US Defence Secretary Jim Mattis has announced that the US is sending another 3,000 troops to Afghanistan, an increase of over 25 percent in the number of American forces there.

Mattis told reporters Monday at the Pentagon that the boost in U.S. troop strength would be “over 3,000,” but he declined to name a specific number. “Frankly, I haven’t signed the last of the orders right now,” he said.

“Most of them are on their way or under orders now,” Mattis said, “and I’d prefer not to give any more information that helps the enemy.”

Top military brass at the Pentagon have been calling the current situation in Afghanistan a “stalemate,” and asking for more troops.

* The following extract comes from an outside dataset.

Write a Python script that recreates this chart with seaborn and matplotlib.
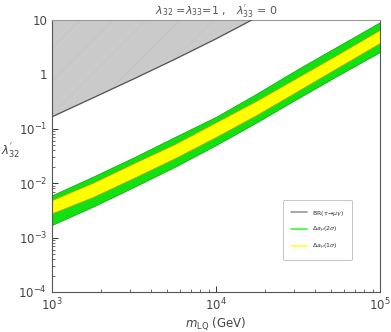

The new deployment will raise the number of US forces in the South Asian country to over 14,000, as the 16th anniversary of war there approaches. American forces moved into Afghanistan to overthrow an administration led by the Taliban and members of the al-Qaida terror network in late 2001, following the attacks ordered by Osama bin Laden against New York and Washington on September 11 of that year.

The decision to send in more troops caps President Donald Trump’s change of heart on how to deal with the Afghanistan conflict, America’s longest war. Before his election last year, candidate Trump had routinely called for a full U.S. withdrawal from Afghanistan.

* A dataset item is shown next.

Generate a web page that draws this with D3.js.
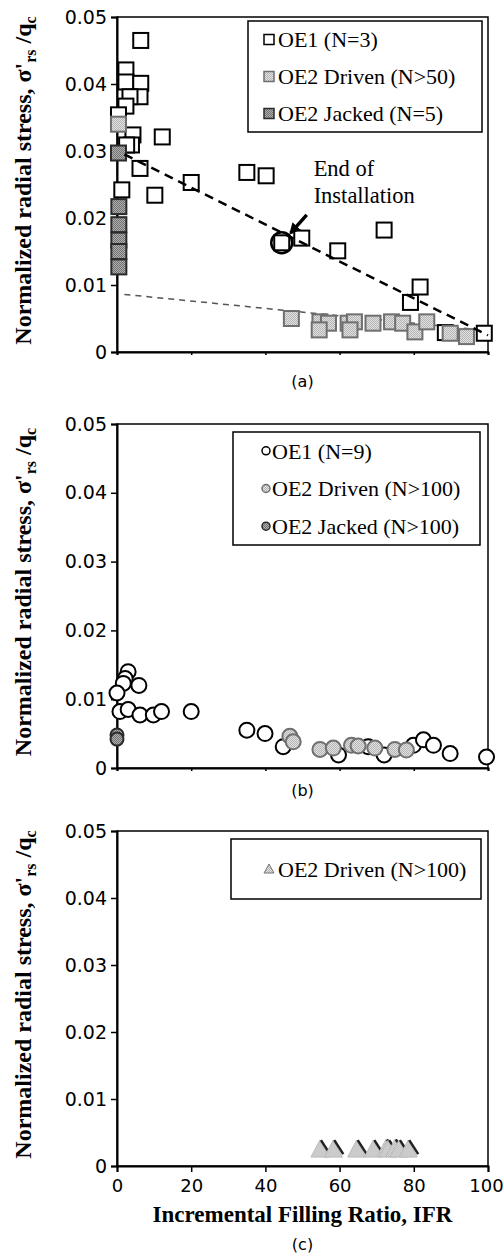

In August, however, Trump said he was responding to military commanders’ requests for more troops, and establishing what he called a “conditions-based approach” to evaluating troop levels and military operations in Afghanistan.

Tom Dunlop
Tom has spent the last 13 years working in the defence industry, specifically military and commercial shipbuilding. His work has taken him around Europe and the Far East, he is currently based in Scotland.

4 COMMENTS

  1. I heard on the radio a while back that the taliban had retaken 40% of Afghanistan or something.

    It’s obviously inevitable they will take back full control of the country. Half the Afghan army who we train are probably sympathetic to their cause and would turn to them in a heartbeat if there was no foreign troops in the country.

    You can’t really destroy a political ideology.

    The might of the British Empire and the Soviet Union failed, the US didn’t have a chance, they will never win the long war there.

    • The notion of Afghanistan as the graveyard of Empires is a misconception. Plenty of Empires and Kingdoms conquered the region and people’s we know as Afghanistan and afghans. That includes the British Empire who fought three wars with them with the second and third being a stalemate but favourable to Britian. The first ended with Afghanistan being a turned into a puppet state, the second with them being gaining autonomy in everything bar foreign relations and the third where they tried to invade British India, where they were pushed back and signed a treaty where they would forever more respect the border seperating Afghanistan and the Britush Raj. It wasn’t until the Soviet union and their disastrous occupation of the country that the modern concept of Afghanistan being the ‘graveyard of Empires’ came along.

      That said I do agree with the gist of what you said. The long war is impossible to win as even the longest occupation of the country didn’t exceed more than a century. Frankly the country shouldn’t even be that. It’s barely evolved beyond tribal politics and will never be able to function well unless under an iron fisted dictator.

      • They were only a puppet state in the first war until they uprised and annihilated our army, the first was a total defeat for us with no gains whatsoever in the end, but after British victory in the second like you said we only took control of foreign affairs, and that was only accepted because we paid a substantial subsidy to them, we never once had total control of the country, probably knowing full well it is nigh on impossible to achieve. They gained full independence in the 3rd after they asked for it as a reward for staying neutral during ww1, we refused so they attacked British India, they were pushed back and signed a treaty not only respecting the Indian border but also gaining full independence from us, it was a strategic victory for them as well as us in the 3rd.

        The parallels between ours, the Soviet Unions and Americas wars in Afghanistan are strikingly similar, and they all end up with the same result.